二級ボイラー技士試験「燃料及び燃焼に関する知識」について解説しています。
本ページでは、ボイラーの熱損失について問う問題を取り扱います。
これは覚えよう!
ボイラーの熱損失とは、ボイラーの運転中にエネルギーが効率的に利用されず、無駄に失われる部分を指します。
試験では「熱損失」と「熱損失を小さくする方法」を覚えましょう。
熱損失一覧
- 排ガス熱による損失
- ドレンや吹出しによる損失
- 不完全燃焼ガスによる損失
- ボイラー周壁からの放散熱による損失
- 燃えがら中の未燃分による損失
また、ボイラーの熱損失のうち最大のものは、一般に排ガス熱によるものになります。
熱損失を小さくする方法
- 熱伝導率が小さく、かつ、一般に密度の小さい保温材を用いることにより熱損失を小さくできる。
- 空気比を少なくし、かつ、完全燃焼させることにより、排ガス熱による熱損失を小さくできる。
練習問題
問題:ボイラーの熱損失に関し、次の記述は正しいか。⭕または❌で答えてください。答えは▶を押してください。
Q:ドレンや吹出しによるものはボイラーの熱損失に含まれない。
💡解説:熱損失一覧を確認しておきましょう。
Q:ボイラーの熱損失のうち最大のものは、一般に不完全燃焼ガスによるものである。
💡解説:煙突からはもくもくと排ガスが放出されており、その際に熱も逃げています。
煙突から逃げていく熱が一番大きいとイメージしよう。
Q:空気比を小さくすると、排ガス熱による熱損失は大きくなる。
💡解説:空気比が小さいということは、燃料に対して供給する空気の量が少ないことを意味します。空気比が小さいと、燃焼がより完全に行われ、燃焼生成物(排ガス)の温度が低くなるため、排ガスから失われる熱も少なくなります。
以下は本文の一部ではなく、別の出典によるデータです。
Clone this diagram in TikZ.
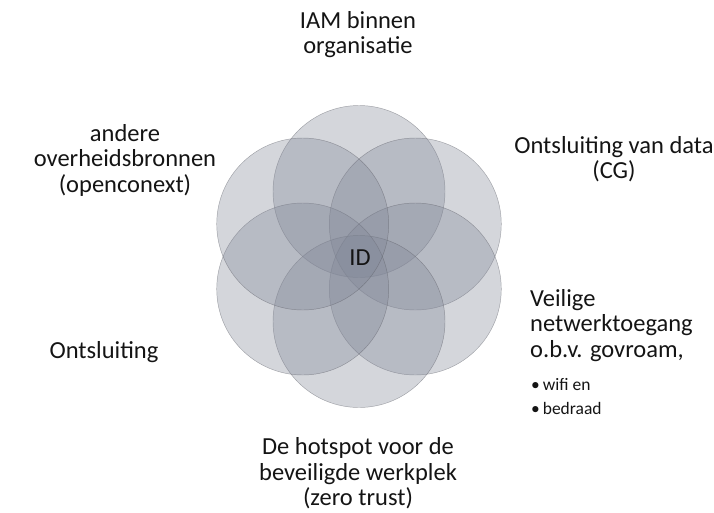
\documentclass[tikz,border=0pt]{standalone}
\usepackage{fontspec}
\setmainfont{Carlito}
\usetikzlibrary{calc}
\begin{document}
\begin{tikzpicture}[x=1pt,y=-1pt,
  petal/.style={circle,minimum size=172pt,inner sep=0pt,
    fill={rgb,255:red,128;green,134;blue,150},fill opacity=0.34,
    draw={rgb,255:red,90;green,92;blue,100},draw opacity=0.5,line width=0.45pt},
  lbl/.style={align=center,font=\fontsize{24.5}{25.5}\selectfont,inner sep=0pt,text={rgb,255:red,20;green,20;blue,20}},
  small/.style={font=\fontsize{17.5}{20}\selectfont,inner sep=0pt,anchor=west,text={rgb,255:red,20;green,20;blue,20}}]
\useasboundingbox (0,0) rectangle (714,512);
\coordinate (c) at (359,256.5);
% six overlapping petals around the centre
\foreach \n/\a in {p1/90,p2/30,p3/-30,p4/-90,p5/-150,p6/150}
  \node[petal] (\n) at ($(c)+(\a:65 and -65)$) {};
\node[lbl] (id) at (360,258) {ID};
% labels around the flower
\node[lbl] (t1) at (358,34.5) {IAM binnen\\organisatie};
\node[lbl] (t2) at (614,159) {Ontsluiting van data\\(CG)};
\node[lbl,align=left,anchor=west] (t3) at (530,325.5) {Veilige\\netwerktoegang\\o.b.v. govroam,};
\node[small] (b1) at (531,385) {\textbullet\,wifi en};
\node[small] (b2) at (531,408) {\textbullet\,bedraad};
\node[lbl] (t4) at (358,473.5) {De hotspot voor de\\beveiligde werkplek\\(zero trust)};
\node[lbl] (t5) at (104,352) {Ontsluiting};
\node[lbl] (t6) at (125,160) {andere\\overheidsbronnen\\(openconext)};
\end{tikzpicture}
\end{document}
逆に空気比が大きいと、過剰な空気が燃焼による熱を吸収し、排ガスの温度が高くなります。
過去問で修得
令和5年4月 問30
ボイラーの熱損失に関し、次のうち誤っているものはどれか。
- 排ガス熱によるものがある。
- 不完全燃焼ガスによるものがある。
- ボイラー周壁からの放散熱によるものがある。
- ドレンや吹出しによるものは含まれない。
- 熱伝導率が小さく、かつ、一般に密度の小さい保温材を用いることにより熱損失を小さくできる。
正解 4
令和2年10月 問25
ボイラーの熱損失に関するAからDまでの記述で、正しいもののみを全て挙げた組合せは、次のうちどれか。
- ボイラーの熱損失には、不完全燃焼ガスによるものがある。
- ボイラーの熱損失には、ドレンや吹出しによるものは含まれない。
- ボイラーの熱損失のうち最大のものは、一般に排ガス熱によるものである。
- 空気比を小さくすると、排ガス熱による熱損失は大きくなる。
- A、B、C
- A、C
- A、C、D
- B、D
- C、D
正解 2
令和元年10月 問30
ボイラーの熱損失に関し、次のうち誤っているものはどれか。
- ボイラーの熱損失には、排ガス熱によるものがある。
- ボイラーの熱損失には、不完全燃焼ガスによるものがある。
- ボイラーの熱損失には、ボイラー周壁からの放散熱によるものがある。
- ボイラーの熱損失のうち最大のものは、一般に不完全燃焼ガスによるものである。
- 空気比を少なくし、かつ、完全燃焼させることにより、排ガス熱による熱損失を小さくできる。